» **Data provided**
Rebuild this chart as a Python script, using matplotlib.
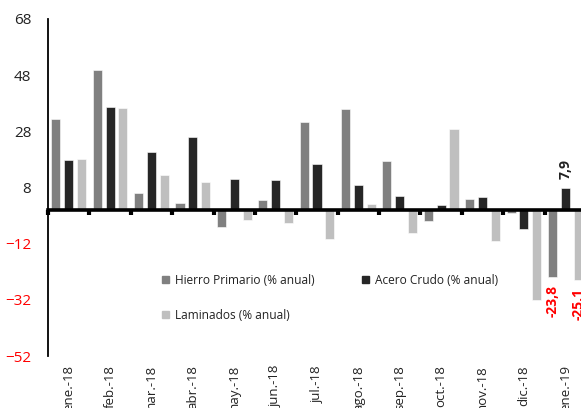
import numpy as np
import matplotlib
matplotlib.use("Agg")
import matplotlib.pyplot as plt
from matplotlib.patches import Patch

plt.rcParams['font.family'] = ['Open Sans', 'DejaVu Sans']

meses = ['ene.-18', 'feb.-18', 'mar.-18', 'abr.-18', 'may.-18', 'jun.-18', 'jul.-18',
         'ago.-18', 'sep.-18', 'oct.-18', 'nov.-18', 'dic.-18', 'ene.-19']
hierro = [32.3, 50.0, 5.9, 2.6, -5.9, 3.6, 31.3, 35.9, 17.5, -4.0, 4.0, -1.2, -23.8]
acero = [17.8, 36.5, 20.7, 25.9, 11.1, 10.7, 16.2, 8.8, 4.9, 1.8, 4.5, -6.6, 7.9]
laminados = [18.1, 36.2, 12.3, 10.0, -3.5, -4.7, -10.5, 2.0, -8.3, 28.7, -11.2, -32.1, -25.1]
yticks = [68, 48, 28, 8, -12, -32, -52]

c_hierro = '#808080'
c_acero = '#262626'
c_lam = '#bfbfbf'

fig = plt.figure(figsize=(5.81, 4.08), dpi=100)
ax = fig.add_axes([48 / 581, 52 / 408, 538 / 581, 337 / 408])

x = np.arange(len(meses))
w = 0.22
d = 0.31
ax.bar(x - d, hierro, w, color=c_hierro, edgecolor='white', linewidth=0.4)
ax.bar(x, acero, w, color=c_acero, edgecolor='white', linewidth=0.4)
ax.bar(x + d, laminados, w, color=c_lam, edgecolor='white', linewidth=0.4)

ax.set_xlim(-0.5, len(meses) - 0.5)
ax.set_ylim(-52, 68)

# eje y
ax.set_yticks(yticks)
ax.tick_params(axis='y', length=0, pad=12, labelsize=11)
for lab, v in zip(ax.get_yticklabels(), yticks):
    lab.set_color('red' if v < 0 else '#222222')

# eje x en cero con marcas entre meses
for s in ['top', 'right']:
    ax.spines[s].set_visible(False)
ax.spines['left'].set_linewidth(1.3)
ax.spines['bottom'].set_position(('data', 0))
ax.spines['bottom'].set_linewidth(2.6)
ax.set_xticks(np.arange(len(meses)) - 0.5)
ax.set_xticklabels([])
ax.tick_params(axis='x', length=3.5, width=3, direction='out', color='black')

for i, m in enumerate(meses):
    ax.text(i, -0.027, m, transform=ax.get_xaxis_transform(), rotation=90,
            ha='center', va='top', fontsize=9.5, color='#222222')

# etiquetas de valor del último mes
n = len(meses) - 1
ax.text(n, acero[n] + 3.2, '7,9', rotation=90, ha='center', va='bottom',
        fontsize=10, fontweight='bold', color='#222222')
ax.text(n - d, hierro[n] - 2.8, '-23,8', rotation=90, ha='center', va='top',
        fontsize=10, fontweight='bold', color='red')
ax.text(n + d, laminados[n] - 2.8, '-25,1', rotation=90, ha='center', va='top',
        fontsize=10, fontweight='bold', color='red')

handles = [Patch(color=c_hierro), Patch(color=c_lam), Patch(color=c_acero)]
labels = ['Hierro Primario (% anual)', 'Laminados (% anual)', 'Acero Crudo (% anual)']
ax.legend(handles, labels, ncol=2, loc='upper left', bbox_to_anchor=(0.192, 0.275),
          frameon=False, fontsize=8.6, handlelength=0.55, handleheight=0.55,
          handletextpad=0.5, labelspacing=1.8, columnspacing=4.0, labelcolor='#222222')

fig.savefig('out.png', dpi=100)
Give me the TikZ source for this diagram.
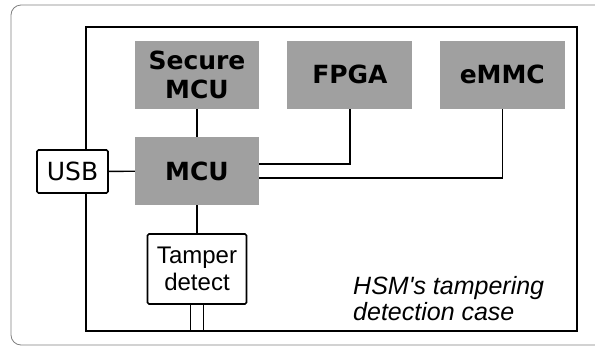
\documentclass[tikz,border=0pt]{standalone}
\usepackage{fontspec}
\setmainfont{DejaVu Sans}
\newfontfamily\arialfont{Liberation Sans}
\usepackage{xcolor}
\definecolor{hsmBlock}{HTML}{A0A0A0}
\definecolor{hsmFrame}{HTML}{808080}
\usetikzlibrary{positioning}
\tikzset{
    block/.style={
        fill=hsmBlock,
        rectangle,
        align=center,
        minimum height=68pt,
        minimum width=124pt,
        inner sep=0pt,
        font=\fontsize{25}{29}\selectfont\bfseries
    },
    port/.style={
        draw=black,
        fill=white,
        rectangle,
        rounded corners=1.5pt,
        align=center,
        line width=1.6pt,
        inner sep=0pt
    },
    casebox/.style={
        draw=black,
        rectangle,
        line width=1.6pt
    },
    wire/.style={
        line width=1.4pt,
        color=black
    }
}

\begin{document}
\begin{tikzpicture}[x=1pt,y=-1pt]
    \useasboundingbox (0,0) rectangle (595,349);
    % Outer frame
    \draw[hsmFrame, line width=0.8pt, rounded corners=10pt] (620,5) -- (11,5) -- (11,345) -- (620,345);

    % Case
    \node[casebox, minimum width=491pt, minimum height=304pt] (case) at (331.5,179) {};

    % Blocks
    \node[block] (mcu) at (197,171) {MCU};
    \node[block, above=28pt of mcu] (secure) {Secure\\MCU};
    \node[block, right=28pt of secure, minimum width=125pt] (fpga) {FPGA};
    \node[block, right=27pt of fpga, minimum width=125pt] (emmc) {eMMC};
    \node[port, minimum width=71pt, minimum height=43pt, font=\fontsize{25}{29}\selectfont] (usb) at (72.5,171.5) {USB};
    \node[port, below=28pt of mcu, minimum width=99pt, minimum height=70pt, font=\arialfont\fontsize{24}{27}\selectfont] (tamper) {Tamper\\detect};

    % Connections
    \draw[wire] (secure) -- (mcu);
    \draw[wire] (usb) -- (mcu);
    \draw[wire] (mcu) -- (tamper);
    \draw[wire] ([yshift=7pt]mcu.east) -| (fpga);
    \draw[wire] ([yshift=-7pt]mcu.east) -| (emmc);
    \draw[wire] ([xshift=-6.5pt]tamper.south) -- ([xshift=-6.5pt]tamper.south |- case.south);
    \draw[wire] ([xshift=6.5pt]tamper.south) -- ([xshift=6.5pt]tamper.south |- case.south);

    \node[anchor=north west, align=left, inner sep=0pt, font=\arialfont\itshape\fontsize{25}{26}\selectfont] (caption) at (353,276) {HSM's tampering\\detection case};
\end{tikzpicture}
\end{document}
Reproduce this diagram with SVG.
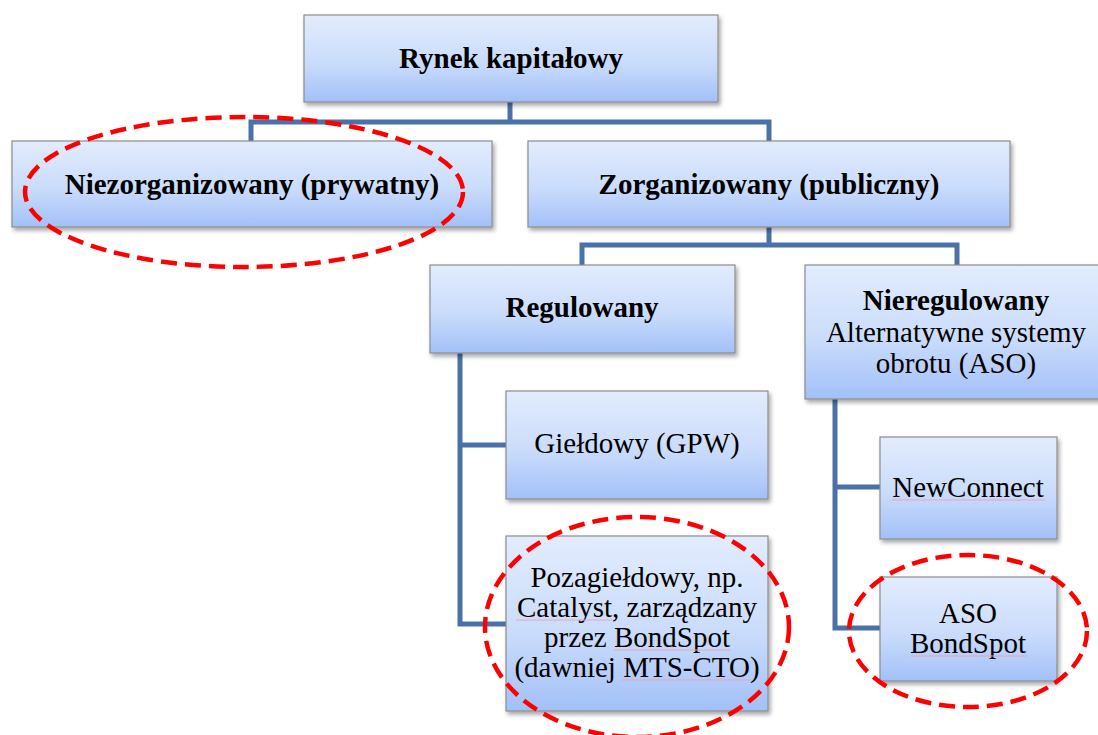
<svg xmlns="http://www.w3.org/2000/svg" width="1098" height="735" viewBox="0 0 1098 735">
<defs>
<linearGradient id="boxfill" x1="0" y1="0" x2="0" y2="1">
<stop offset="0" stop-color="#E2ECFD"/>
<stop offset="0.55" stop-color="#CADCFB"/>
<stop offset="1" stop-color="#A2C0F8"/>
</linearGradient>
<filter id="shadow" x="-10%" y="-10%" width="125%" height="130%">
<feDropShadow dx="2" dy="3" stdDeviation="2" flood-color="#000" flood-opacity="0.35"/>
</filter>
</defs>
<style>
.box{fill:url(#boxfill);stroke:#8C8C8C;stroke-width:1.2;filter:url(#shadow)}
.t{font-family:"Liberation Serif","Times New Roman",serif;font-size:29px;fill:#000;text-anchor:middle}
.b{font-weight:bold}
.conn{fill:none;stroke:#4A72A8;stroke-width:5;stroke-linejoin:miter;stroke-linecap:butt}
.hl{fill:none;stroke:#FF0000;stroke-width:4.5;stroke-dasharray:16 8}
.sp{stroke:#E8A6B4;stroke-width:1;fill:none}
</style>
<rect width="1098" height="735" fill="#FFFFFF"/>
<g id="connectors">
<path class="conn" d="M510,102 V122 M251,141 V122 H769 V141"/>
<path class="conn" d="M769,227 V245 M582,265 V245 H957 V265"/>
<path class="conn" d="M460,353 V624 H506 M460,445 H506"/>
<path class="conn" d="M835,399 V628 H880 M835,487 H880"/>
</g>
<g id="rynek">
<rect class="box" x="304" y="15" width="414" height="87"/>
<text class="t b" x="511" y="68">Rynek kapitałowy</text>
</g>
<g id="niezorganizowany">
<rect class="box" x="12" y="141" width="480" height="86"/>
<text class="t b" x="252" y="194">Niezorganizowany (prywatny)</text>
</g>
<g id="zorganizowany">
<rect class="box" x="528" y="141" width="482" height="86"/>
<text class="t b" x="769" y="194">Zorganizowany (publiczny)</text>
</g>
<g id="regulowany">
<rect class="box" x="430" y="265" width="305" height="88"/>
<text class="t b" x="582" y="317">Regulowany</text>
</g>
<g id="nieregulowany">
<rect class="box" x="805" y="265" width="305" height="134"/>
<text class="t" x="956" y="310"><tspan class="b">Nieregulowany</tspan><tspan x="956" dy="32">Alternatywne systemy</tspan><tspan x="956" dy="31">obrotu (ASO)</tspan></text>
</g>
<g id="gieldowy">
<rect class="box" x="506" y="391" width="262" height="108"/>
<text class="t" x="637" y="453">Giełdowy (GPW)</text>
</g>
<g id="pozagieldowy">
<rect class="box" x="506" y="536" width="262" height="175"/>
<text class="t" x="637" y="587">Pozagiełdowy, np.<tspan x="637" dy="30">Catalyst, zarządzany</tspan><tspan x="637" dy="30">przez BondSpot</tspan><tspan x="637" dy="30">(dawniej MTS-CTO)</tspan></text>
<path class="sp" d="M516,620 H612 M614,650 H731 M622,680 H751"/>
</g>
<g id="newconnect">
<rect class="box" x="880" y="437" width="177" height="102"/>
<text class="t" x="968" y="497">NewConnect</text>
<path class="sp" d="M892,500 H1045"/>
</g>
<g id="asobondspot">
<rect class="box" x="880" y="577" width="177" height="104"/>
<text class="t" x="968" y="623">ASO<tspan x="968" dy="30">BondSpot</tspan></text>
<path class="sp" d="M911,656 H1027"/>
</g>
<g id="highlights">
<ellipse class="hl" cx="244" cy="192" rx="219" ry="75"/>
<ellipse class="hl" cx="637" cy="627" rx="152" ry="110"/>
<ellipse class="hl" cx="968" cy="631" rx="119" ry="76"/>
</g>
</svg>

» **Written task**
Return only the lines from the start of the data through the line that contains "plt.rcParams['font.family'] = ['Open", please, copying them exactly and omitting all pictures.

» **In response**
Rebuild this chart as a Python script, using matplotlib.
import numpy as np
import matplotlib
matplotlib.use("Agg")
import matplotlib.pyplot as plt
from matplotlib.patches import Patch

plt.rcParams['font.family'] = ['Open Sans', 'DejaVu Sans']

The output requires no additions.